Shrimps 36,000ft down in the Mariana Trench in the Pacific Ocean – the deepest place on the planet – have been found with plastic in their guts. Plastic fibres and fragments were found in every shrimp studied at a point nearly seven miles deep – 7,000ft deeper than Mount Everest is tall. Plastic was also found in the gut of shrimps in five other deep ocean trenches around the Pacific Rim, from Japan to Chile. Researchers from Newcastle and Aberdeen universities and the Scottish Marine Institute wrote: “Microparticles of manmade synthetic or semisynthetic fibres and fragments were found in the hindgut of amphipods at all nine sites. “Fibres were found in every trench and appeared in 84 per cent of amphipods. “This study demonstrates that man-made fibres including microplastics are ingested at the deepest location of the Earth’s oceans. This study reports the deepest record of microplastic ingestion, indicating it is highly likely there are no marine ecosystems left not impacted by plastic pollution.”

About eight million tonnes of plastic enter the world’s oceans every year, much of it carried out to sea by rivers.

It breaks up under the impact of wind, waves and sunshine, eventually becoming tiny microplastic or smaller nanoplastic which can enter the food chain by being absorbed by plankton.

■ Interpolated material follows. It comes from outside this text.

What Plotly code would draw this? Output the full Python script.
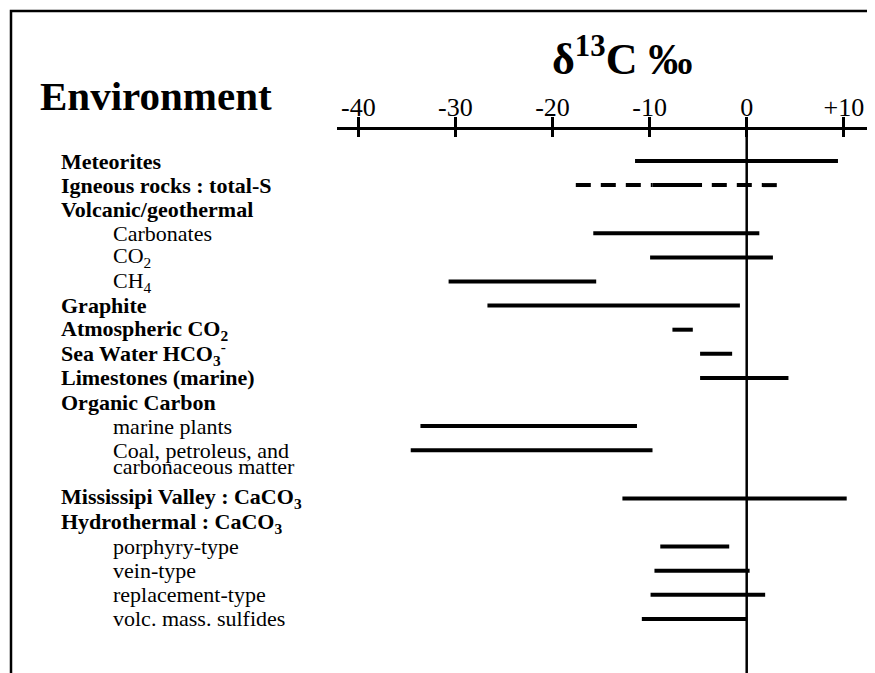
import plotly.graph_objects as go

# ---------------- data ----------------
labels = [
    "Meteorites",
    "Igneous rocks : total-S",
    "Volcanic/geothermal",
    "Carbonates",
    "CO<sub>2</sub>",
    "CH<sub>4</sub>",
    "Graphite",
    "Atmospheric CO<sub>2</sub>",
    "Sea Water HCO<sub>3</sub><sup>-</sup>",
    "Limestones (marine)",
    "Organic Carbon",
    "marine plants",
    "Coal, petroleus, and<br>carbonaceous matter",
    "Mississipi Valley : CaCO<sub>3</sub>",
    "Hydrothermal : CaCO<sub>3</sub>",
    "porphyry-type",
    "vein-type",
    "replacement-type",
    "volc. mass. sulfides",
]
is_sub_item = [0, 0, 0, 1, 1, 1, 0, 0, 0, 0, 0, 1, 1, 0, 0, 1, 1, 1, 1]
range_low = [-11.5, -17.6, None, -15.8, -9.95, -30.7, -26.7, -7.65, -4.8, -4.8,
             None, -33.6, -34.6, -12.8, None, -8.9, -9.5, -9.9, -10.8]
range_high = [9.4, 3.1, None, 1.3, 2.7, -15.5, -0.7, -5.55, -1.5, 4.3,
              None, -11.3, -9.7, 10.3, None, -1.8, 0.3, 1.9, 0.0]
dashed_item = "Igneous rocks : total-S"
dashed_core = (-9.7, -4.6)   # solid (common) part of the dashed range

tick_vals = [-40, -30, -20, -10, 0, 10]
tick_text = ["-40", "-30", "-20", "-10", "0", "+10"]

# ---------------- layout constants (page pixels) ----------------
PAGE_W, PAGE_H = 875, 673
OFF = 8                      # default body margin of the html page
W, H = PAGE_W - OFF, PAGE_H - OFF
ZERO_PX = 746.7
PX_PER_UNIT = 9.71
AXIS_LEFT_PX = 337
AXIS_Y_PX = 128
ROW0_PX = 161
ROW_PX = 24.1
WRAP_LINE_PX = 16            # spacing of wrapped label lines
SERIF = "Liberation Serif"


def px_x(p):
    return (p - OFF) / W


def px_y(p):
    return 1 - (p - OFF) / H


# row index per label (multi-line labels take several slots)
rows = []
r = 0
for lab in labels:
    rows.append(r)
    r += lab.count("<br>") + 1

fig = go.Figure()

# solid ranges
xs, ys = [], []
for lab, lo, hi, row in zip(labels, range_low, range_high, rows):
    if lo is None or lab == dashed_item:
        continue
    xs += [lo, hi, None]
    ys += [row, row, None]
fig.add_trace(go.Scatter(x=xs, y=ys, mode="lines",
                         line=dict(color="black", width=4),
                         hoverinfo="skip", xaxis="x", yaxis="y"))

# dashed range with solid core
i = labels.index(dashed_item)
row = rows[i]
lo, hi = range_low[i], range_high[i]
fig.add_trace(go.Scatter(x=[lo, dashed_core[0]], y=[row, row], mode="lines",
                         line=dict(color="black", width=4, dash="15px,10px"),
                         hoverinfo="skip"))
fig.add_trace(go.Scatter(x=[hi, dashed_core[1]], y=[row, row], mode="lines",
                         line=dict(color="black", width=4, dash="15px,10px"),
                         hoverinfo="skip"))
fig.add_trace(go.Scatter(x=list(dashed_core), y=[row, row], mode="lines",
                         line=dict(color="black", width=4),
                         hoverinfo="skip"))
# dummy trace for the second (lower-tick) axis
fig.add_trace(go.Scatter(x=[None], y=[None], xaxis="x2", yaxis="y",
                         mode="lines", hoverinfo="skip"))

# labels (wrapped lines placed with tight spacing like the reference)
for lab, sub, row in zip(labels, is_sub_item, rows):
    for k, part in enumerate(lab.split("<br>")):
        text = part if sub else "<b>" + part + "</b>"
        fig.add_annotation(text=text, xref="paper", yref="y",
                           x=px_x(111 if sub else 59),
                           y=row + k * WRAP_LINE_PX / ROW_PX,
                           xanchor="left", yanchor="middle", showarrow=False,
                           align="left",
                           font=dict(family=SERIF, size=22, color="black"))

fig.add_annotation(text="<b>Environment</b>", xref="paper", yref="paper",
                   x=px_x(38), y=px_y(96), xanchor="left", yanchor="middle",
                   showarrow=False,
                   font=dict(family=SERIF, size=41, color="black"))
fig.add_annotation(text="<b>δ<sup>13</sup>C ‰</b>", xref="paper", yref="paper",
                   x=px_x(622), y=px_y(56), xanchor="center", yanchor="middle",
                   showarrow=False,
                   font=dict(family=SERIF, size=44, color="black"))

x_range = [(AXIS_LEFT_PX - ZERO_PX) / PX_PER_UNIT, (PAGE_W - ZERO_PX) / PX_PER_UNIT]
x_domain = [px_x(AXIS_LEFT_PX), 1]
axis_pos = px_y(AXIS_Y_PX)

common = dict(range=x_range, domain=x_domain, anchor="free", position=axis_pos,
              showgrid=False, zeroline=False, tickvals=tick_vals,
              fixedrange=True, tickcolor="black", tickwidth=2.5)
fig.update_layout(
    width=W, height=H,
    margin=dict(l=0, r=0, t=0, b=0),
    paper_bgcolor="white", plot_bgcolor="white",
    showlegend=False,
    xaxis=dict(**common, side="top", showline=True, linecolor="black",
               linewidth=3, ticks="outside", ticklen=10,
               ticktext=tick_text, showticklabels=True,
               ticklabelstandoff=-9,
               tickfont=dict(family=SERIF, size=26, color="black")),
    xaxis2=dict(**common, overlaying="x", side="bottom", showline=False,
                ticks="outside", ticklen=8, showticklabels=False),
    yaxis=dict(range=[(PAGE_H - ROW0_PX) / ROW_PX, (OFF - ROW0_PX) / ROW_PX],
               domain=[0, 1], visible=False, fixedrange=True),
)

# zero reference line
fig.add_shape(type="line", xref="x", yref="paper", x0=0, x1=0,
              y0=-0.02, y1=px_y(119), line=dict(color="black", width=2.5))
# frame (open at right and bottom)
fig.add_shape(type="rect", xref="paper", yref="paper",
              x0=px_x(11), x1=1.02, y0=-0.02, y1=px_y(11),
              line=dict(color="black", width=2.5))

fig.write_html("out.html")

One expert predicted that by 2050 there will be more plastic by weight than fish in the sea.

The latest study in Royal Society Open Science said microplastic ingestion has been observed in creatures from crustaceans to whales and is known to “negatively affect” about 700 marine species.

Last year the Daily Express showed how ocean currents are carrying plastic waste to the HighArctic Norwegian archipelago of Svalbard.

Last year evidence that plastic has entered the human food chain was revealed by a study of human excrement.

Plastic was found in every sample taken from volunteers from Europe, Japan and Russia.

The British study of the Pacific shrimps focussed on trenches ranging in depth from 23,000ft to 36,000ft.

The scientists found the shrimps had eaten blue, black, red, pink and purple fibres and fragments.

Microplastics are smaller than 5mm but many are thinner than a human hair.

The report said the plastic had been eaten “by the most important and dominant scavenging fauna in the deep sea”.

The samples were gathered between 2008 and 2017, which indicates that microplastics have been eaten by the creatures for at least a decade. One source of microplastics is clothing, with Friends of the Earth claiming one load of washing could shed 17 million tiny plastic fibres.

Julian Kirby from the charity said: “Microplastic pollution has been found in our highest mountains, food and tap water – and now our deepest seas.”

Environment Secretary Michael Gove has banned microbeads in cosmetics. He is also considering a ban on plastic straws, stirrers and cotton buds.